§ **GIVEN INSTRUCTION**: Sift the listing for lines that hold the string "this" and pull them out.

----- LISTED ENTRIES

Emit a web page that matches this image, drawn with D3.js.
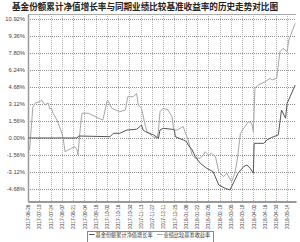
<!DOCTYPE html>
<html>
<head>
<meta charset="utf-8">
<title>基金份额累计净值增长率与同期业绩比较基准收益率的历史走势对比图</title>
<style>
  body { margin: 0; background: #fff; }
  svg { display: block; }
</style>
</head>
<body>
<script src="https://d3js.org/d3.v7.min.js"></script>
<script>

var width = 300,
    height = 242;

var titleText = "基金份额累计净值增长率与同期业绩比较基准收益率的历史走势对比图";
var seriesNames = ["基金份额累计净值增长率", "业绩比较基准收益率"];

var startDate = "2017-06-26";

var tickLabels = ["2017-06-26","2017-07-10","2017-07-24","2017-08-07","2017-08-21","2017-09-04",
                  "2017-09-18","2017-10-02","2017-10-16","2017-10-30","2017-11-13","2017-11-27",
                  "2017-12-11","2017-12-25","2018-01-08","2018-01-22","2018-02-05","2018-02-19",
                  "2018-03-05","2018-03-19","2018-04-02","2018-04-16","2018-04-30","2018-05-14"];

var yTicks = [-4.68, -3.12, -1.56, 0, 1.56, 3.12, 4.68, 6.24, 7.80, 9.36, 10.92];

// days after start, and return in %
var fundDays   = [0, 61, 63, 102, 106, 114, 123, 135, 139, 141, 143, 146, 156, 162, 164, 168, 179, 182,
                  183, 193, 197, 199, 204, 208, 214, 222, 230, 237, 245, 251, 256, 261, 268, 272, 276,
                  280, 281, 293, 297, 303, 311, 315, 320, 322, 332];
var fundValues = [0.00, 0.00, 0.18, 0.12, 0.43, 0.43, 0.73, 0.80, 1.04, 1.19, 0.73, 0.58, 0.28, -0.03, 0.73, 0.89, 0.80, 0.73,
                  0.12, -0.18, -0.34, -0.64, -1.10, -1.72, -2.32, -2.78, -3.09, -4.31, -4.62, -4.77, -4.01, -3.24, -2.63, -2.48, -2.78,
                  -3.24, -0.49, -0.49, -0.18, 0.06, 0.28, 2.57, 1.81, 3.18, 4.86];

var benchDays   = [0, 2, 6, 9, 15, 17, 21, 25, 27, 29, 31, 36, 42, 44, 46, 50, 54, 58, 61, 62,
                   65, 67, 75, 90, 93, 98, 99, 104, 114, 121, 124, 131, 135, 137, 141, 146, 148,
                   155, 160, 162, 164, 168, 174, 179, 181, 185, 189, 193, 195, 199, 204, 208, 214,
                   218, 220, 224, 228, 233, 237, 243, 247, 253, 257, 260, 264, 268, 274, 278, 280,
                   282, 286, 295, 301, 303, 309, 313, 317, 322, 324, 332];
var benchValues = [-0.83, -1.10, 2.84, 3.21, 3.33, 3.49, 3.03, 3.21, 2.66, 2.75, 2.29, 1.65, 0.46, -0.18, -1.26, -1.10, -0.95, -0.80, -1.10, -1.56,
                   0.90, 2.27, 2.27, 1.74, 1.65, 3.33, 3.49, 2.73, 2.41, 2.57, 3.79, 3.79, 4.10, 3.03, 2.73, 1.04, 0.58,
                   0.12, -0.03, 0.58, 2.41, 2.73, 2.57, 1.95, 0.73, 0.73, 0.89, 1.04, 0.58, -0.18, -1.56, -1.86, -1.86,
                   -1.56, -1.26, -1.56, -1.40, -1.72, -3.09, -3.55, -3.24, -4.01, -3.24, -2.02, 0.43, 0.89, 1.50, 1.35, 0.58,
                   4.56, 4.86, 5.17, 5.48, 5.32, 5.48, 7.92, 8.23, 7.92, 8.99, 10.53];

var plotLeft = 28, plotRight = 296, plotTop = 14, plotBottom = 201.5;

var parse = d3.timeParse("%Y-%m-%d");
var start = parse(startDate);
function toDate(d) { return d3.timeDay.offset(start, d); }

var x = d3.scaleTime()
    .domain([start, toDate(333)])
    .range([plotLeft, plotRight]);

var y = d3.scaleLinear()
    .domain([-5.83, 11.38])
    .range([plotBottom, plotTop]);

var svg = d3.select("body")
    .append("svg")
    .attr("width", width)
    .attr("height", height);

// title
svg.append("text")
    .attr("x", 145)
    .attr("y", 10)
    .attr("text-anchor", "middle")
    .attr("font-family", "'Noto Sans CJK SC', sans-serif")
    .attr("font-weight", "bold")
    .attr("font-size", "8.8px")
    .attr("textLength", 266)
    .attr("lengthAdjust", "spacingAndGlyphs")
    .attr("fill", "#222")
    .text(titleText);

// horizontal grid
svg.append("g")
    .selectAll("line")
    .data(yTicks)
    .enter().append("line")
    .attr("x1", plotLeft).attr("x2", plotRight)
    .attr("y1", function(d){ return Math.round(y(d)) + 0.5; })
    .attr("y2", function(d){ return Math.round(y(d)) + 0.5; })
    .attr("stroke", "#8c8c8c")
    .attr("stroke-dasharray", "1,1");

// vertical grid
var tickDates = tickLabels.map(parse);
svg.append("g")
    .selectAll("line")
    .data(tickDates.slice(1))
    .enter().append("line")
    .attr("x1", function(d){ return Math.round(x(d)) + 0.5; })
    .attr("x2", function(d){ return Math.round(x(d)) + 0.5; })
    .attr("y1", plotTop).attr("y2", plotBottom)
    .attr("stroke", "#b4b4b4")
    .attr("stroke-dasharray", "1,1");

// top border line
svg.append("line")
    .attr("x1", plotLeft).attr("x2", plotRight)
    .attr("y1", plotTop + 0.5).attr("y2", plotTop + 0.5)
    .attr("stroke", "#aaa");

var yAxis = d3.axisLeft(y)
    .tickValues(yTicks)
    .tickSize(0)
    .tickPadding(3)
    .tickFormat(function(d){ return d.toFixed(2) + "%"; });

svg.append("g")
    .attr("transform", "translate(" + plotLeft + ",0)")
    .call(yAxis)
    .call(function(g){
        g.select(".domain").attr("stroke", "#999").attr("stroke-width", 1.5);
        g.selectAll("text")
         .attr("font-family", "'Liberation Sans', Arial, sans-serif")
         .attr("font-size", "5.8px")
         .attr("fill", "#444");
    });

var xAxis = d3.axisBottom(x)
    .tickValues(tickDates)
    .tickSize(0)
    .tickFormat(function(d, i){ return tickLabels[i]; });

svg.append("g")
    .attr("transform", "translate(0," + plotBottom + ")")
    .call(xAxis)
    .call(function(g){
        g.select(".domain").attr("stroke", "#999").attr("stroke-width", 2);
        g.selectAll("text")
         .attr("font-family", "'Liberation Sans', Arial, sans-serif")
         .attr("font-size", "4.8px")
         .attr("fill", "#444")
         .attr("text-anchor", "end")
         .attr("transform", "rotate(-90)")
         .attr("x", -3)
         .attr("y", 0)
         .attr("dy", "0.35em");
    });

// lines
var line = d3.line()
    .x(function(d){ return x(toDate(d[0])); })
    .y(function(d){ return y(d[1]); });

var benchData = d3.zip(benchDays, benchValues);
var fundData = d3.zip(fundDays, fundValues);

svg.append("path")
    .datum(benchData)
    .attr("fill", "none")
    .attr("stroke", "#a6a6a6")
    .attr("stroke-width", 1)
    .attr("d", line);

svg.append("path")
    .datum(fundData)
    .attr("fill", "none")
    .attr("stroke", "#555")
    .attr("stroke-width", 1)
    .attr("d", line);

// legend
var legend = svg.append("g");
legend.append("rect")
    .attr("x", 87.5).attr("y", 231.5)
    .attr("width", 126).attr("height", 14)
    .attr("fill", "#fff")
    .attr("stroke", "#888");

var legendItems = [
    {name: seriesNames[0], color: "#555", x: 89},
    {name: seriesNames[1], color: "#a6a6a6", x: 157}
];

var li = legend.selectAll("g.item")
    .data(legendItems)
    .enter().append("g")
    .attr("class", "item");

li.append("line")
    .attr("x1", function(d){ return d.x; })
    .attr("x2", function(d){ return d.x + 5.5; })
    .attr("y1", 234.5).attr("y2", 234.5)
    .attr("stroke", function(d){ return d.color; })
    .attr("stroke-width", 1);

li.append("text")
    .attr("x", function(d){ return d.x + 6.5; })
    .attr("y", 236.5)
    .attr("font-family", "'Noto Sans CJK SC', sans-serif")
    .attr("font-size", "5.2px")
    .attr("fill", "#333")
    .text(function(d){ return d.name; });

</script>
</body>
</html>
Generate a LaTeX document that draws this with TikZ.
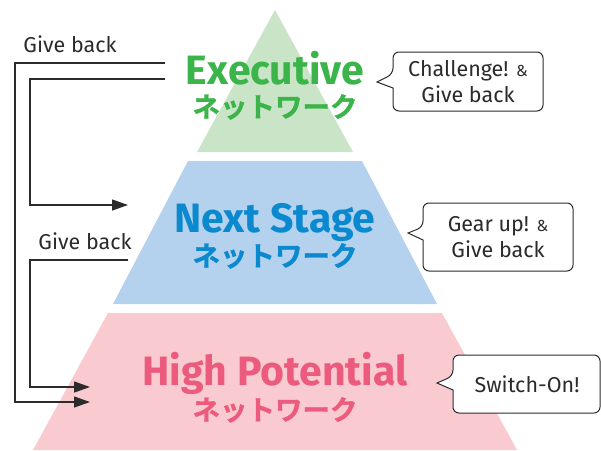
\documentclass[tikz,border=0pt]{standalone}
\usepackage{fontspec}
\setmainfont{Fira Sans}
\newfontfamily\jpfont{Noto Sans CJK JP}[BoldFont={* Bold}, BoldFeatures={FakeBold=1.2}]
\usetikzlibrary{arrows.meta}
\definecolor{gfill}{HTML}{CAE4C7}
\definecolor{bfill}{HTML}{B4D2EE}
\definecolor{pfill}{HTML}{F9CBD1}
\definecolor{gtxt}{HTML}{3BB54A}
\definecolor{btxt}{HTML}{0B89CF}
\definecolor{ptxt}{HTML}{EC5B7D}
\definecolor{ink}{HTML}{2B2B2B}
\tikzset{
  title/.style={font=\fontsize{41}{43}\selectfont\bfseries, inner sep=0pt, anchor=base},
  kana/.style={font=\jpfont\bfseries\fontsize{27.5}{29}\selectfont, inner sep=0pt, anchor=base},
  lbl/.style={font=\fontsize{21.5}{23}\selectfont, text=ink, inner sep=0pt, anchor=base},
  ctext/.style={font=\fontsize{21.5}{26}\selectfont, text=ink, align=center, inner sep=0pt},
  conn/.style={draw=ink, line width=1.3pt, -{Triangle[length=16pt,width=11pt]}},
  bubble/.style={draw=ink, line width=1pt, fill=white},
}
\begin{document}
\begin{tikzpicture}[x=1pt,y=-1pt]
\useasboundingbox (0,0) rectangle (601,450);
% pyramid layers
\fill[gfill] (275,10) -- (353,152) -- (197,152) -- cycle;
\fill[bfill] (188,161) -- (362,161) -- (437,304) -- (113,304) -- cycle;
\fill[pfill] (108,313) -- (442,313) -- (517,450) -- (33,450) -- cycle;
% titles
\node[title, text=gtxt] (exe) at (275,84) {Executive};
\node[kana, text=gtxt] (exek) at (275,117) {ネットワーク};
\node[title, text=btxt] (nxt) at (275,232) {Next Stage};
\node[kana, text=btxt] (nxtk) at (275,266) {ネットワーク};
\node[title, text=ptxt] (hp) at (275,385) {High Potential};
\node[kana, text=ptxt] (hpk) at (275,420) {ネットワーク};
% connectors
\coordinate (s1) at (165,63);
\coordinate (s2) at (165,79);
\coordinate (s3) at (128,260);
\coordinate (t2) at (128,205);
\coordinate (t1) at (90,402);
\coordinate (t3) at (90,387);
\draw[conn] (s1) -- (15,63) -- (15,402) -- (t1);
\draw[conn] (s2) -- (30,79) -- (30,205) -- (t2);
\draw[conn] (s3) -- (30,260) -- (30,387) -- (t3);
\node[lbl] (gb1) at (70,52) {Give back};
\node[lbl] (gb2) at (85,249) {Give back};
% callouts
\draw[bubble, rounded corners=6pt] (393,88) -- (393,111) -- (543,111) -- (543,52) -- (393,52) -- (393,74) [sharp corners] -- (377,82) -- cycle;
\node[ctext] (c1) at (468,82) {Challenge! {\fontsize{16}{18}\selectfont\&}\\Give back};
\draw[bubble, rounded corners=6pt] (423,240) -- (423,271) -- (573,271) -- (573,203) -- (423,203) -- (423,227) [sharp corners] -- (408,233) -- cycle;
\node[ctext] (c2) at (498,237) {Gear up! {\fontsize{16}{18}\selectfont\&}\\Give back};
\draw[bubble, rounded corners=6pt] (453,390) -- (453,413) -- (600,413) -- (600,355) -- (453,355) -- (453,376) [sharp corners] -- (437,383) -- cycle;
\node[ctext] (c3) at (527,384) {Switch-On!};
\end{tikzpicture}
\end{document}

----------

§ **WRITTEN SOLUTION**:
Emit a web page that matches this image, drawn with D3.js.
Generate a LaTeX document that draws this with TikZ.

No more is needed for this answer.